The internet is a perfect meld of innovation and information, especially for those with little spare time, like higher education faculty, who work to balance teaching with research and writing.
Keeping students engaged throughout the semester can be challenging, for a variety of reasons. Researchers began to reconceptualize teaching roughly 20 years ago, and while empirical data continues to reshape teaching methods largely influenced by anecdotal advice, the new data is often unreachable by professors.
Dr. Claire H. Major, professor of higher education administration at The University of Alabama, hopes the launch of a recent service project will help fill a void in teaching practice by providing quick and easy web access to emerging, evidence-based teaching and learning methods.
The Patricia K. Cross Academy, founded by Major and Elizabeth F. Barkley, a music education professor in California, is a nonprofit organization that provides free instructional videos and downloadable resources to college faculty across the country.
Major has authored numerous books about interactive learning, learning assessments and online teaching, among other topics.

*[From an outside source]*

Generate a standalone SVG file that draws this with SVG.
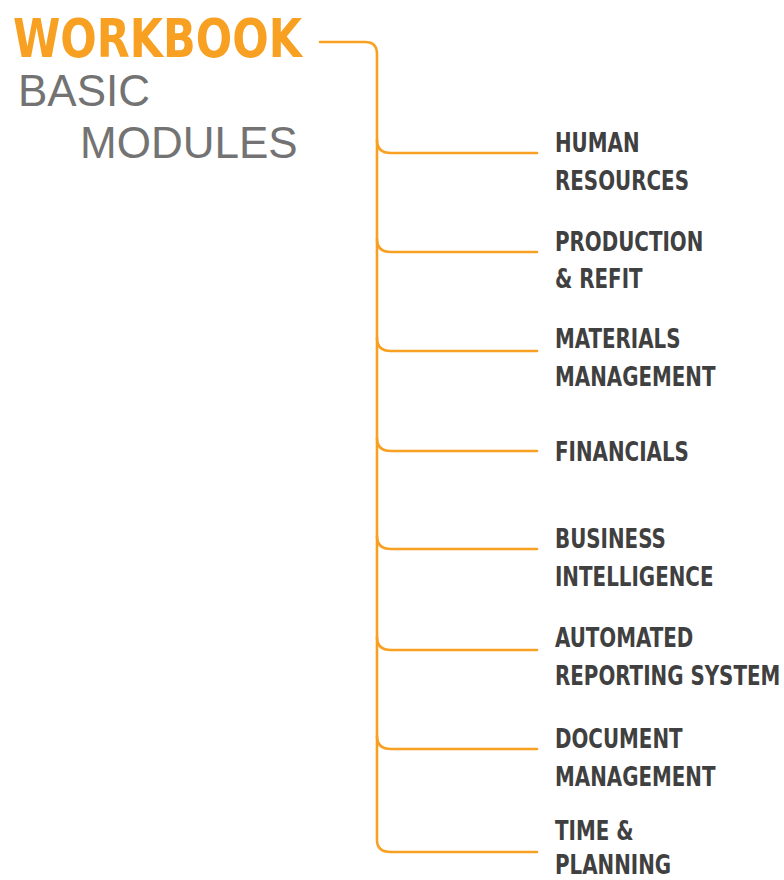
<svg xmlns="http://www.w3.org/2000/svg" width="784" height="880" viewBox="0 0 784 880">
<style>
.title{font-family:"DejaVu Sans Condensed","DejaVu Sans",sans-serif;font-weight:bold;font-size:54px;fill:#F7A021}
.sub{font-family:"Liberation Sans",Arial,sans-serif;font-size:44px;fill:#737373}
.lbl{font-family:"DejaVu Sans Condensed","DejaVu Sans",sans-serif;font-weight:bold;font-size:26px;fill:#404040}
.ln{fill:none;stroke:#F7A021;stroke-width:2.6;stroke-linecap:round}
</style>
<rect width="784" height="880" fill="#fff"/>
<g id="title">
<text class="title" x="13" y="57" textLength="289" lengthAdjust="spacingAndGlyphs">WORKBOOK</text>
<text class="sub" x="18" y="106">BASIC</text>
<text class="sub" x="80" y="158">MODULES</text>
</g>
<g id="connectors">
<path class="ln" d="M320 42 H365 Q377 42 377 54 V840 Q377 852 391 852 H537"/>
<path class="ln" d="M377 140 Q377 153 391 153 H537"/>
<path class="ln" d="M377 239 Q377 252 391 252 H537"/>
<path class="ln" d="M377 338 Q377 351 391 351 H537"/>
<path class="ln" d="M377 438 Q377 451 391 451 H537"/>
<path class="ln" d="M377 536 Q377 549 391 549 H537"/>
<path class="ln" d="M377 637 Q377 650 391 650 H537"/>
<path class="ln" d="M377 736 Q377 749 391 749 H537"/>
</g>
<g id="nodes" transform="matrix(0.85 0 0 1 83.25 0)">
<g id="node-hr"><text class="lbl" x="555" y="152">HUMAN</text><text class="lbl" x="555" y="190">RESOURCES</text></g>
<g id="node-production"><text class="lbl" x="555" y="251">PRODUCTION</text><text class="lbl" x="555" y="288">&amp; REFIT</text></g>
<g id="node-materials"><text class="lbl" x="555" y="348">MATERIALS</text><text class="lbl" x="555" y="386">MANAGEMENT</text></g>
<g id="node-financials"><text class="lbl" x="555" y="461">FINANCIALS</text></g>
<g id="node-bi"><text class="lbl" x="555" y="548">BUSINESS</text><text class="lbl" x="555" y="586">INTELLIGENCE</text></g>
<g id="node-ars"><text class="lbl" x="555" y="647">AUTOMATED</text><text class="lbl" x="555" y="685">REPORTING SYSTEM</text></g>
<g id="node-doc"><text class="lbl" x="555" y="748">DOCUMENT</text><text class="lbl" x="555" y="786">MANAGEMENT</text></g>
<g id="node-time"><text class="lbl" x="555" y="840">TIME &amp;</text><text class="lbl" x="555" y="874">PLANNING</text></g>
</g>
</svg>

Major said she “writes for faculty,” compiling information and strategies for teaching, distilling it and disseminating it to higher education teachers that either can’t access it or don’t have time to search for it.
The Patricia K. Cross Academy provides a more efficient vehicle to deliver that information, Major said.
“Our academic books do pretty well, but they reach a fraction of something that’s online and free,” Major said. “And while research on college teaching has improved, faculty who teach in the disciplines don’t always know that research. There needs to be something practical, useful and efficient.”
The site features nearly 40 short videos that focus on various teaching techniques. The videos can be sorted by activity type or by “teaching problem,” such as poor note-taking or lack of participation. Downloadable instructions, rubrics and templates accompany the videos. The site also features a blog that shares practical tips for teachers, like a syllabus date generator.
The Academy’s site had nearly 1,500 visitors and 1,800 sessions in its first week after debuting at the Association of American Colleges & Universities’ annual meeting in late January, Major said.
Major said that, while time and access are barriers to this information, faculty members must also overcome deficits in teaching pedagogy, as scholars typically learn in their respective disciplines while completing graduate work. The practicality of the site and materials, which explore topics like metacognition and active listening, can help better engage students in the classroom, she said.
“Tenure jobs are hard to get; maybe 25-30 percent of faculty are tenure track now,” Major said. “It’s so competitive, and people feel like they have to be fabulous at what keeps these jobs and gets them promoted: research. Not to mention that the main job of most faculty is full-time teaching. They need information to be good at it.
“Faculty want to be good teachers and want students to be engaged. They just don’t have their hands on the information, and that’s one reason we started the Academy.”